What this means and why it matters

The good

  • Costs are under control. Administrative expenses dropped to €0.9 million from €3.3 million as the heavy phase of arbitration spending passed.
  • Cash burn was modest in 2025 and management has mapped a bare‑bones budget to stretch liquidity into 2027, assuming debt deferrals.
  • India tax cloud lifted with no liability – one less distraction.
  • A legal settlement delivered useful one‑off income.

The bad

  • The capital structure is the crux. With €176.7 million due to bondholders including accrued interest and covenant breaches already in place, Plaza relies on creditor patience.
  • Going concern risk is explicit. If bondholders refuse further deferral or accelerate, a new restructuring would be unavoidable.
  • Casa Radio remains binary.

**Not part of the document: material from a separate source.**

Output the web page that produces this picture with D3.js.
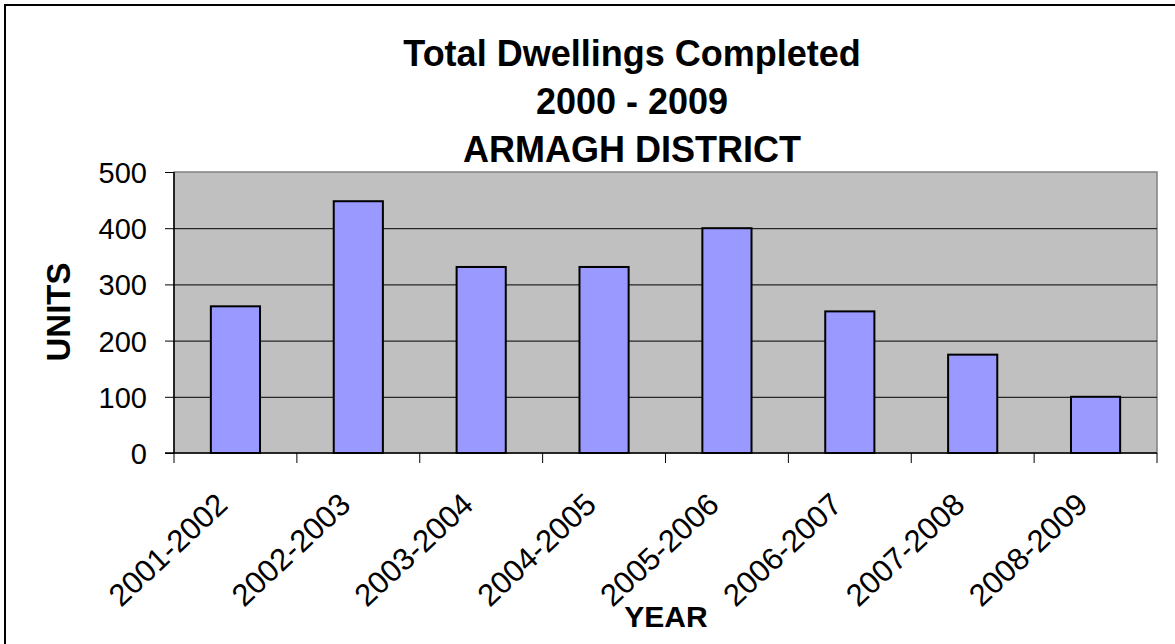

Romania’s LCIA claim – framed up to €2 billion – raises the stakes, even as Plaza awaits the ICSID decision.

My take and the key catalysts to watch

Plaza is a high‑beta, litigation‑driven situation. The investment case now hinges on legal outcomes and creditor negotiations rather than operations. Cost discipline helps, but the balance sheet dictates the narrative.

  • ICSID award expected in April 2026 – could unlock a settlement pathway or cash, or do the opposite.
  • Bondholder vote on deferring the 1 July 2026 redemption – essential for continuity under the current plan.
  • Any movement on the AFI Europe SPA before 31 December 2026 – still uncertain, but a signed deal would be a major de‑risking step.
  • LCIA developments around Romania’s termination claim and any interim procedural rulings.

Bottom line: if Plaza secures more time from bondholders and lands a favourable ICSID outcome or a negotiated settlement, there is optionality. If either of those breaks the wrong way, the restructuring clock will start ticking loudly. High risk, entirely catalyst‑driven.

Disclaimer: This Blog is provided for general information about investments. It does not constitute investment advice. Information is taken from publicly available sources and any comment is that of the author who does not take any third party comment in the publication.